I thought the question was delivered in a rather snide and confrontational tone for the nature of the subject matter. After all, Mr. Henry's tone seemed like he was asking the President why he kept on reading a children's book for 11 minutes after hearing that the country was under attack. Unlike that well-documented event, I do not think that the AIG raises required any immediate public reaction from the President. Did Bush get pressed about that lapse in leadership by Mr. Henry or anyone else in the lame press corp that followed Bush's lead right into Iraq?
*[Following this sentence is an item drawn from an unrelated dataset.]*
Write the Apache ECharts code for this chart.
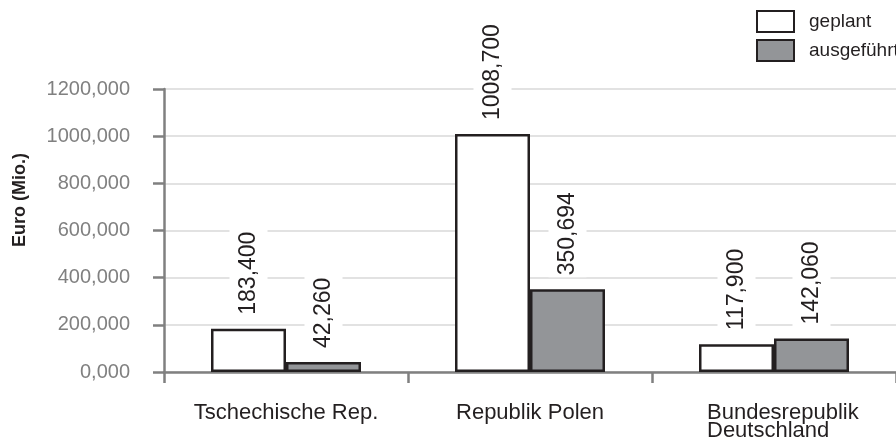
<!DOCTYPE html>
<html>
<head>
<meta charset="utf-8">
<script src="https://cdn.jsdelivr.net/npm/echarts@6/dist/echarts.min.js"></script>
<style>
  html, body { margin: 0; padding: 0; background: #fff; }
  #chart { width: 896px; height: 446px; }
</style>
</head>
<body>
<div id="chart"></div>
<script>
// Fördermittel je Land, Mio. Euro
const categories = ['Tschechische Rep.', 'Republik Polen', 'Bundesrepublik\nDeutschland'];
const seriesNames = ['geplant', 'ausgeführt'];
const geplant = [183.4, 1008.7, 117.9];
const ausgefuehrt = [42.26, 350.694, 142.06];
const yTicks = [0, 200, 400, 600, 800, 1000, 1200];

const FONT = "'Liberation Sans', Arial, Helvetica, sans-serif";
const fmt = v => Number(v).toFixed(3).replace('.', ',');

const chart = echarts.init(document.getElementById('chart'), null, { renderer: 'canvas' });

const barLabel = {
  show: true,
  position: 'top',
  distance: 12,
  rotate: 90,
  align: 'left',
  verticalAlign: 'middle',
  fontFamily: FONT,
  fontSize: 23,
  lineHeight: 26,
  color: '#231f20',
  backgroundColor: '#ffffff',
  padding: [6, 2, 6, 2],
  formatter: p => fmt(p.value)
};

chart.setOption({
  animation: false,
  backgroundColor: '#ffffff',
  grid: { left: 164, right: -4, top: 89, bottom: 74, containLabel: false },
  legend: {
    data: seriesNames,
    orient: 'vertical',
    left: 756,
    top: 10,
    padding: 0,
    itemWidth: 37,
    itemHeight: 21,
    itemGap: 6,
    icon: 'rect',
    textStyle: { fontFamily: FONT, fontSize: 19, color: '#231f20', padding: [0, 0, 0, 10] }
  },
  graphic: [{
    type: 'text',
    x: 20,
    y: 200,
    rotation: Math.PI / 2,
    style: {
      text: 'Euro (Mio.)',
      font: 'bold 18px ' + FONT,
      fill: '#231f20',
      align: 'center',
      verticalAlign: 'middle'
    }
  }],
  xAxis: {
    type: 'category',
    data: categories,
    boundaryGap: true,
    axisLine: { lineStyle: { color: '#808080', width: 2.5 } },
    axisTick: { show: true, length: 11, lineStyle: { color: '#808080', width: 2.5 } },
    axisLabel: {
      margin: 32,
      interval: 0,
      formatter: v => {
        const lines = v.split('\n');
        return lines.map(s => (lines.length > 1 ? '{m|' : '{a|') + s + '}').join('\n');
      },
      rich: {
        a: { fontFamily: FONT, fontSize: 22, lineHeight: 18, color: '#231f20' },
        m: { fontFamily: FONT, fontSize: 22, lineHeight: 18, color: '#231f20',
             width: 154, align: 'left', padding: [0, 0, 0, 20] }
      },
      align: 'center',
      verticalAlign: 'top'
    }
  },
  yAxis: {
    type: 'value',
    min: yTicks[0],
    max: yTicks[yTicks.length - 1],
    interval: yTicks[1] - yTicks[0],
    axisLine: { show: true, lineStyle: { color: '#808080', width: 2.5 } },
    axisTick: { show: true, length: 11, lineStyle: { color: '#808080', width: 2.5 } },
    axisLabel: {
      margin: 34,
      fontFamily: FONT,
      fontSize: 20,
      color: '#808080',
      formatter: v => fmt(v)
    },
    splitLine: { show: true, lineStyle: { color: '#d9d9d9', width: 1.5 } }
  },
  series: [
    {
      name: seriesNames[0],
      type: 'bar',
      data: geplant,
      barWidth: 75,
      barGap: '0%',
      itemStyle: { color: '#ffffff', borderColor: '#231f20', borderWidth: 2.5 },
      label: barLabel,
      z: 3
    },
    {
      name: seriesNames[1],
      type: 'bar',
      data: ausgefuehrt,
      barWidth: 75,
      barGap: '0%',
      itemStyle: { color: '#939598', borderColor: '#231f20', borderWidth: 2.5 },
      label: barLabel,
      z: 3
    }
  ]
});
</script>
</body>
</html>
Unsurprisingly, a note at the bottom of the piece informs us that "This story is no longer available for comments."

Comments

abigail bartlet said…
Ed Henry writes on his mirror:

"Dear Mirror, I am writing to you in lipstick--decidedly old school. Barack Obama is so dreamy. I say mean things to him because I don't want anyone to think he likes me. ESPECIALLY NOT HIM, OMG! So I looked at him, like, 'You're not special or anything, OK?' And he was, like, 'I'm the president. And I'm dreamy.' And I told him, 'Ew, people are trying to eat around here and you're talking about, like, dead stuff.' And he looked at me, like, 'You're a total spaz.' But HE LOOKED AT ME, OMG OMG OMG!!!!!!!!! Shut up, my question was OK. OMG!"
Brian Doan said…
ROTFL! OMG, your question was sooo cool, Ed! I saw Chuck Todd out of the corner of my eye, and OMG, he looked soooo pissed he didn't think of it! Pwned, Chuck! Hey, I heard Jake Tapper and Cokie are meeting at the mall after school-- we should totally text them and go. As Michael Steele said to me at the smoothie place, it'll be off the hook!
a. bartlet, m.d. said…
What-evs. Everybody knows MoDo thinks I'm the kewlist. So suck on that. B-to-the-O thinks she's, like, gross, but I think I can, like, make that work for me when prom time comes around. Old school. Like LiLo pretending to be all gay and stuff. McSteele don't call me E-Hank fo nizzle, you know.